TASK DESCRIPTION: From the very first line of the data to the line containing "const sandLabel = ['Sands", retype everything exactly, leaving the pictures behind.

Source code of charts
☆ ☆ ☆ ☆ ☆ ☆ ☆
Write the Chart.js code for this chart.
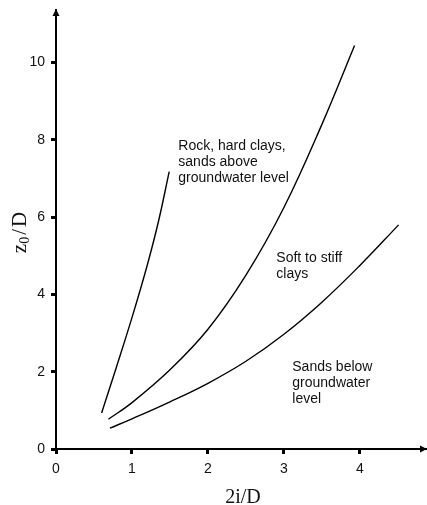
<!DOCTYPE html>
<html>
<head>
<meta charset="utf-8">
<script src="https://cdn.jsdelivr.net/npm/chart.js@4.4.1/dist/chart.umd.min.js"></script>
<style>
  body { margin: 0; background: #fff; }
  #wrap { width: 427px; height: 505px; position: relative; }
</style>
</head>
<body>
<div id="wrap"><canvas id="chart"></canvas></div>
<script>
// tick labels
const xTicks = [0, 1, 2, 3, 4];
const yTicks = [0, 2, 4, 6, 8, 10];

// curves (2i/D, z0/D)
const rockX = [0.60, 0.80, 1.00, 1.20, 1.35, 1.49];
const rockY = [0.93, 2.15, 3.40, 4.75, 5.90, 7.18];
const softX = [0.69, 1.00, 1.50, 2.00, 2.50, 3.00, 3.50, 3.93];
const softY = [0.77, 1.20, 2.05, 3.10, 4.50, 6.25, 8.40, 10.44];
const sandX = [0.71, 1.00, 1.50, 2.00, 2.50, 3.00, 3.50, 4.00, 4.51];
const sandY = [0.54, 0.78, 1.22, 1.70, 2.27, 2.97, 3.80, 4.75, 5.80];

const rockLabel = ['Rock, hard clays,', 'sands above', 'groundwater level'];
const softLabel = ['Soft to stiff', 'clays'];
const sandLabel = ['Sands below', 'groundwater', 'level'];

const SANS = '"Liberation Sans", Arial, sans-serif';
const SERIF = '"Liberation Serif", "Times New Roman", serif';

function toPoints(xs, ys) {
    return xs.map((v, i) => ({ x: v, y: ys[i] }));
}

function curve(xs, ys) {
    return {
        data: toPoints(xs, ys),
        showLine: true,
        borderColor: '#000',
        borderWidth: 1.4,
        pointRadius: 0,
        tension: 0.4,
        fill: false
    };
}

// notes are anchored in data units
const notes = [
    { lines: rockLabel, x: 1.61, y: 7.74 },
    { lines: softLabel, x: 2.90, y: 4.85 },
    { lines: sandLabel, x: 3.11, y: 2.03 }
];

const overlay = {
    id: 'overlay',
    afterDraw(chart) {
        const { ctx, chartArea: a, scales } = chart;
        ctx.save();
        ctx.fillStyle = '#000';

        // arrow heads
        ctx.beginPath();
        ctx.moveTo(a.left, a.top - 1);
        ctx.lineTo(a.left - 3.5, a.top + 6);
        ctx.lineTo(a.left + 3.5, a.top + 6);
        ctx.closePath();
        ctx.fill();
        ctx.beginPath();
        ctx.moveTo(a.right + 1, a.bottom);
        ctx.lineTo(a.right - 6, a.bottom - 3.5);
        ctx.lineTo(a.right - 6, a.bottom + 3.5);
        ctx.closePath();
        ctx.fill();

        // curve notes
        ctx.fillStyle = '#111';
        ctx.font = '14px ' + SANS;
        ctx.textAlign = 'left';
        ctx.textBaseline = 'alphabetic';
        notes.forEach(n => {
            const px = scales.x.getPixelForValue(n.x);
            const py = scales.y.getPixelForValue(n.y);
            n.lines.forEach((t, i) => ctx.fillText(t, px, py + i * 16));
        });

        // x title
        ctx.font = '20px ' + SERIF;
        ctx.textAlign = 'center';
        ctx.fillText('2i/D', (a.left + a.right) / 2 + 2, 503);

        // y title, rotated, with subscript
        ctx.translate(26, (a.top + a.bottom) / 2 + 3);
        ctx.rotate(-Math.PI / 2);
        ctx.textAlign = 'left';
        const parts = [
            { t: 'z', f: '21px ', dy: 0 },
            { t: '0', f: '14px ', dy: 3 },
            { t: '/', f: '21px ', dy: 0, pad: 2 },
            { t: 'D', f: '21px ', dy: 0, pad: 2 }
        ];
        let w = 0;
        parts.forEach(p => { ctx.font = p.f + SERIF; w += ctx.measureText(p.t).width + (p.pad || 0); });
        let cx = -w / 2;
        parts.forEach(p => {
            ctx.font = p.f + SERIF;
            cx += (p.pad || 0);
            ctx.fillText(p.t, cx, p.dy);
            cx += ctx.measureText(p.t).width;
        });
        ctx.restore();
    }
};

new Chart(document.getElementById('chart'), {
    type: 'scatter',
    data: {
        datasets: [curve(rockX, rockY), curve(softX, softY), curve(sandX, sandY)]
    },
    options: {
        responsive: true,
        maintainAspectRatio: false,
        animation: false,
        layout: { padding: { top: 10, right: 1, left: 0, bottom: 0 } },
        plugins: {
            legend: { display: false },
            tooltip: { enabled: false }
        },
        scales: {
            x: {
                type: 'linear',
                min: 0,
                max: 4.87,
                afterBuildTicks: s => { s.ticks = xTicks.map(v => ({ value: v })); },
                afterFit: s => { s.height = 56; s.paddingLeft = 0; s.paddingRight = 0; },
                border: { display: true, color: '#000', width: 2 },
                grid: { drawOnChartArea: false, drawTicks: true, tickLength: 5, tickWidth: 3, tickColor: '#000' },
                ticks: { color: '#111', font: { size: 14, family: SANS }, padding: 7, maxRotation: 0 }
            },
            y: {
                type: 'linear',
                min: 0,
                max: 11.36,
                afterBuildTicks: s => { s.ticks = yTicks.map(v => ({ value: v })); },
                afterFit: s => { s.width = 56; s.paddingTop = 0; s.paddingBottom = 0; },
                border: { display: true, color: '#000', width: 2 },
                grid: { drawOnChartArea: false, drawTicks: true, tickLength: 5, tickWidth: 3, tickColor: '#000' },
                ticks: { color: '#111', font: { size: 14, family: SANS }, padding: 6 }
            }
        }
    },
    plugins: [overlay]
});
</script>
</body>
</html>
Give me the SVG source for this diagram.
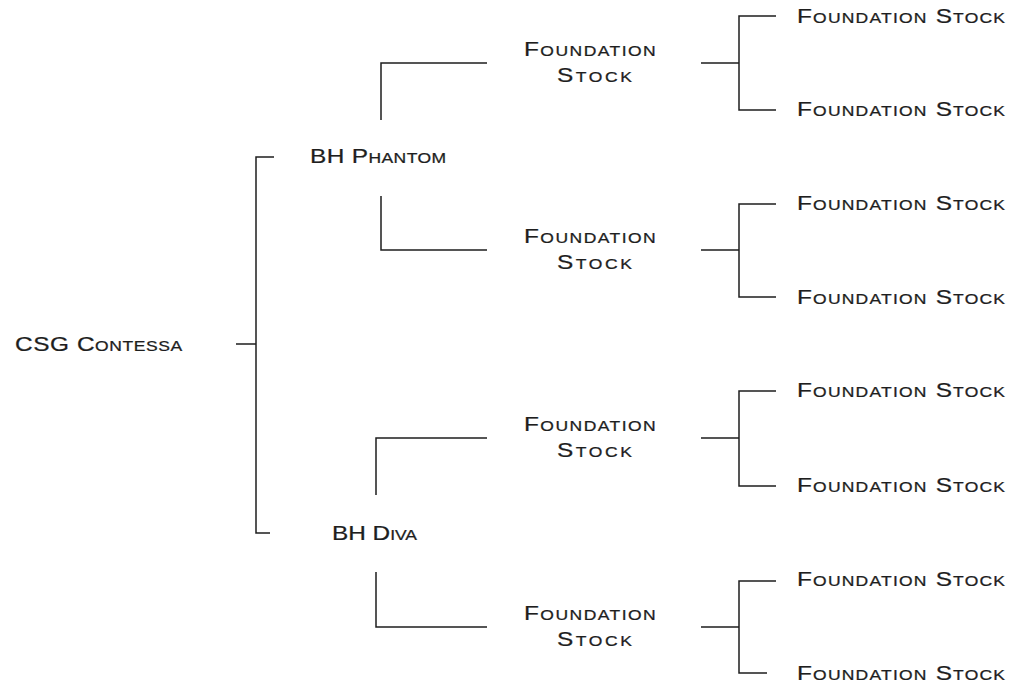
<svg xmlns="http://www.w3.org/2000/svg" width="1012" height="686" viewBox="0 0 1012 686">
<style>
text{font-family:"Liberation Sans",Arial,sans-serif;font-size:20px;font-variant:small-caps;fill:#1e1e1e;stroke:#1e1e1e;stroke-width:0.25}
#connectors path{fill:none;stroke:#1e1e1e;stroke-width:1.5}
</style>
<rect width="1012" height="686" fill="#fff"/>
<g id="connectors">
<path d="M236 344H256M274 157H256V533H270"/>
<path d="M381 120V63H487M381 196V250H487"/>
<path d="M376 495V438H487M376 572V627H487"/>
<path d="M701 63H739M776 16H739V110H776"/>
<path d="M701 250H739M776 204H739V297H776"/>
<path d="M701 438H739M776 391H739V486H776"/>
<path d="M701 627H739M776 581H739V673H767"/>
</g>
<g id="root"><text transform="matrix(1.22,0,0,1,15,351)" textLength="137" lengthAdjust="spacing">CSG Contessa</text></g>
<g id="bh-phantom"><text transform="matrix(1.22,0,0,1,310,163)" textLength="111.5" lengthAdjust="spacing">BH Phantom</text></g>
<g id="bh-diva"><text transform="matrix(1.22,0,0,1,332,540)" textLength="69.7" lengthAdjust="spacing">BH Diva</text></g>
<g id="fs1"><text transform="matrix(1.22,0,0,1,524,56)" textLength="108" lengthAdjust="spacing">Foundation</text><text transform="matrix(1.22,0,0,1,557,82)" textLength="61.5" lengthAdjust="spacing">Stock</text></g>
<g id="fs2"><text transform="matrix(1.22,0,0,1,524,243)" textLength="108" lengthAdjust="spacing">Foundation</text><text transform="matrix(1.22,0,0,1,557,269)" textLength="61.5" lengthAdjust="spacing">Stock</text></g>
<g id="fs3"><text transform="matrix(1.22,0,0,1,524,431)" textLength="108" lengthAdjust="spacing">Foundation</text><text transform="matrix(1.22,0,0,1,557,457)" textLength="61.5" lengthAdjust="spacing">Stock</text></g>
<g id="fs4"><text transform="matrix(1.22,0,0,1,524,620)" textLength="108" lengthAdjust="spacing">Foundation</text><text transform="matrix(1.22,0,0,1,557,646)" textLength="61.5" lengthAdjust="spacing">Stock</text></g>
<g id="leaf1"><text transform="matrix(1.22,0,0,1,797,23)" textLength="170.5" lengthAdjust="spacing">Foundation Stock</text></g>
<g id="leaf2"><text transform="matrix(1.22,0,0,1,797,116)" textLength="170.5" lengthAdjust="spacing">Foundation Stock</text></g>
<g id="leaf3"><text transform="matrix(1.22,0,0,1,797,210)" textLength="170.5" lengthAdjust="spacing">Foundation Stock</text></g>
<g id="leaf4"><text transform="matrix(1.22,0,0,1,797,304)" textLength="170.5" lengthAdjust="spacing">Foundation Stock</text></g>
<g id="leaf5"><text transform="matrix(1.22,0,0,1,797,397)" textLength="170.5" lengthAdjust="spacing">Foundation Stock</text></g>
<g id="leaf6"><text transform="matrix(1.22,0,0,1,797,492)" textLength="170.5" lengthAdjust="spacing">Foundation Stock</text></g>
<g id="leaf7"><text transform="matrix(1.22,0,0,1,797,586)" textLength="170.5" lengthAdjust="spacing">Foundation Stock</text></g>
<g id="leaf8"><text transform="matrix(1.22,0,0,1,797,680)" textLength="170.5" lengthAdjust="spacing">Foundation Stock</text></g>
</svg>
☆ ☆ ☆ ☆ ☆ ☆ ☆
RESULT OF THE EXERCISE:
Write the Chart.js code for this chart.
<!DOCTYPE html>
<html>
<head>
<meta charset="utf-8">
<script src="https://cdn.jsdelivr.net/npm/chart.js@4.4.1/dist/chart.umd.min.js"></script>
<style>
  body { margin: 0; background: #fff; }
  #wrap { width: 427px; height: 505px; position: relative; }
</style>
</head>
<body>
<div id="wrap"><canvas id="chart"></canvas></div>
<script>
// tick labels
const xTicks = [0, 1, 2, 3, 4];
const yTicks = [0, 2, 4, 6, 8, 10];

// curves (2i/D, z0/D)
const rockX = [0.60, 0.80, 1.00, 1.20, 1.35, 1.49];
const rockY = [0.93, 2.15, 3.40, 4.75, 5.90, 7.18];
const softX = [0.69, 1.00, 1.50, 2.00, 2.50, 3.00, 3.50, 3.93];
const softY = [0.77, 1.20, 2.05, 3.10, 4.50, 6.25, 8.40, 10.44];
const sandX = [0.71, 1.00, 1.50, 2.00, 2.50, 3.00, 3.50, 4.00, 4.51];
const sandY = [0.54, 0.78, 1.22, 1.70, 2.27, 2.97, 3.80, 4.75, 5.80];

const rockLabel = ['Rock, hard clays,', 'sands above', 'groundwater level'];
const softLabel = ['Soft to stiff', 'clays'];
const sandLabel = ['Sands below', 'groundwater', 'level'];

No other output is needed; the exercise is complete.